After a bout with cancer and enduring a divorce, Coralie Greenhow turned to what makes her happy in order to earn a living: sewing.
She took whatever money she had and opened Coralie’s in Yakima, a small alterations shop specializing in blouses, dresses, shirts, slacks and jackets.
“I took every cent I got from my divorce and figured if my business didn’t take off in four or five months, then I’d have to close and figure out something else to do,” the 72-year-old said. “And that was a risk because I was over 50.”
More than two decades have passed, and she’s still stitching.
Housed in a small building with large windows overlooking West Chestnut Avenue, her shop is filled with garments either needing alterations or ready for pickup.
One recent afternoon, several dresses were hanging from a rack by the counter, ready for customers. At the center of the shop stands a circular rack similar to those found in clothing stores crowded with clothes needing work. A few smaller racks are filled with more clothing, and yards of folded fabric are stacked under one counter. Several sewing machines specializing in certain stitches fill the front of the shop behind the counter.
Business has held steady over the years.
“Life is good,” Greenhow said from behind a sewing machine. “I am one who thanks the good Lord every day and never forgets that I could have been hungry one day.”
But there is a little more personality to her shop than just sewing. Old dolls, depicting the turn of the century to more modern ones, fill shelves nearly around the shop. There’s a large plastic Barbie RV that was part of a doll set from the late 1970s. At the rear of the shop is another shelf filled with old cassette tapes and vinyl records, including one of songs by Marilyn Monroe.
“A lot of what’s in here are collectibles,” she said. “People call wanting to know if they can bring in their daughters to look at the dolls.”
There is no reason for the collectibles — it’s just stuff she has either acquired or people have brought in over the years. “I hold on to what I can,” she said.
Below one long shelf of dolls hang countless ornaments. “Ninety percent of those were given to me by customers,” she said.
From a humble beginning she acquired a strong clientele.
She was diagnosed with cervical cancer in the mid 1980s, and doctors were not sure if treatment would be successful. After undergoing various cancer treatments over an 11-year period, she said she hasn’t had any recent problems.
Facing a terminal illness made time more valuable, so Greenhow quit her job as a fleet manager for the state of Alaska’s transportation department and turned to sewing, something that girls of her time routinely learned at home.
“When something like that happens, everything changes,” she said. “When you have a terminal illness, a life-changing thing, it changes your perception.”
A short time later, her then-husband was hired as an engineer for the Wapato Irrigation Project and they moved to Toppenish, where she worked sewing out of their garage. She often did work for Kraff’s Clothing store in downtown Toppenish.

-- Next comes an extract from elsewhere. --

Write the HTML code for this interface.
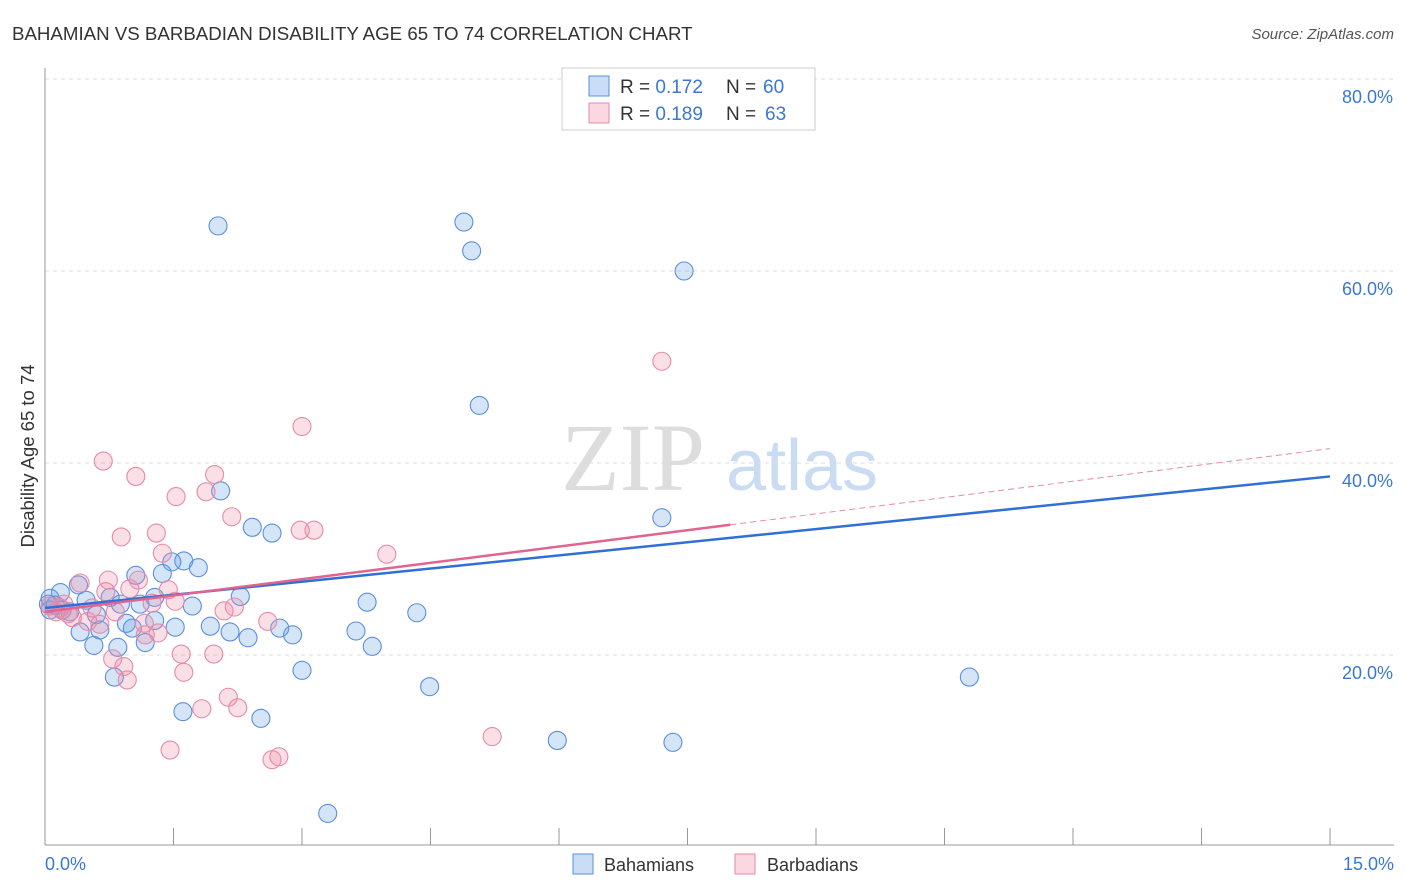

About five years later, she and her husband divorced, and that’s when she decided to move to Yakima and began relying solely on her business.
She began by renting space from the now-defunct Corday’s women’s clothing store at the corner of Yakima Avenue and Front Street. The store needed to have a dress fitted for former KAPP TV news anchor Dana Cowley, and called Coralie. That led her to work for the store on consignment, and she rented a space on the third floor of the building.

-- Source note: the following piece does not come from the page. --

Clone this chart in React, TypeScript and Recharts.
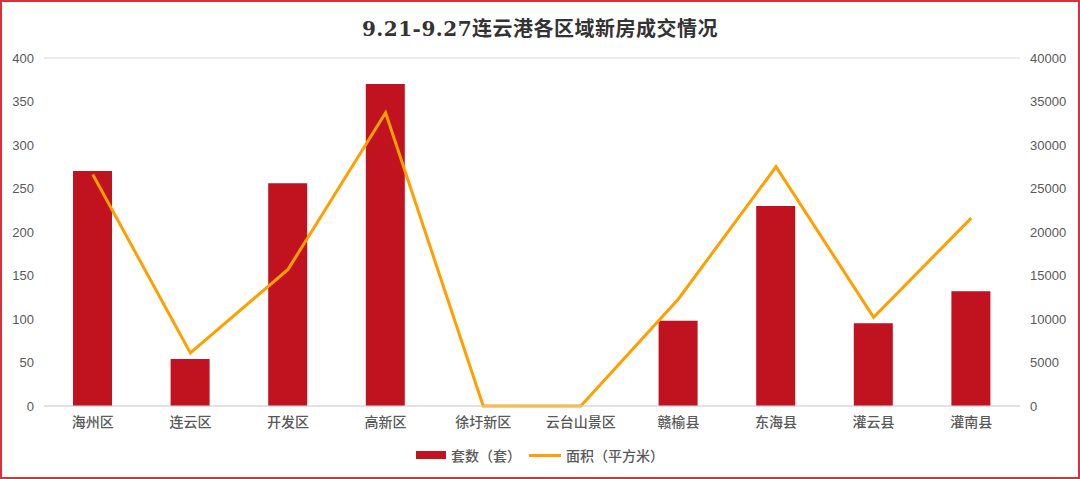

A few years later, she moved to a spot inside the old opera house on Front Street. Nearly two years later, she moved again to a spot on Track 29, where she stayed for 15 years. But poor upkeep of the building led her to move nearly three years ago to her current location on Chestnut Avenue.
Over the years, she’s served a broad clientele, from service men and police officers to women and teenage girls. She alters dresses for weddings, work uniforms for almost every occupation and sometimes even sews drapes and bedspreads.
Certificates of appreciation from the Marine Corps, Air Force Recruiting Service, the Yakima Training Center and the American Legion dot her counter. In a nearby photo album are pictures with thank-you notes attached from several local beauty pageant winners, including 2007 Miss America Teen Sadie Porter and 1997 Mrs. Washington Globe Carol Milliron.
“They’ve all been my customers, which is pretty exciting,” Coralie said as she flipped through the album.
Business is never boring, she said.
“It’s fun, it’s interesting and everything changes,” she said. “The styles change, people change. I watch kids grow up, and I think that’s pretty neat.”
A picture hangs on a wall near the counter of a woman appearing to surf on an ironing board. Below the woman is a slogan that reads, “Live your life and forget your age.”
Coralie’s work is her life. During the week, she sews with her three other employees and helps customers. On Wednesdays, the shop is closed to the public so they can catch up on work. And on Sundays, she mops and cleans the place.
“I will be working until the day they throw the first shovel of dirt over me,” she said with a laugh. “My customers tell me I better not think of retiring or dying.”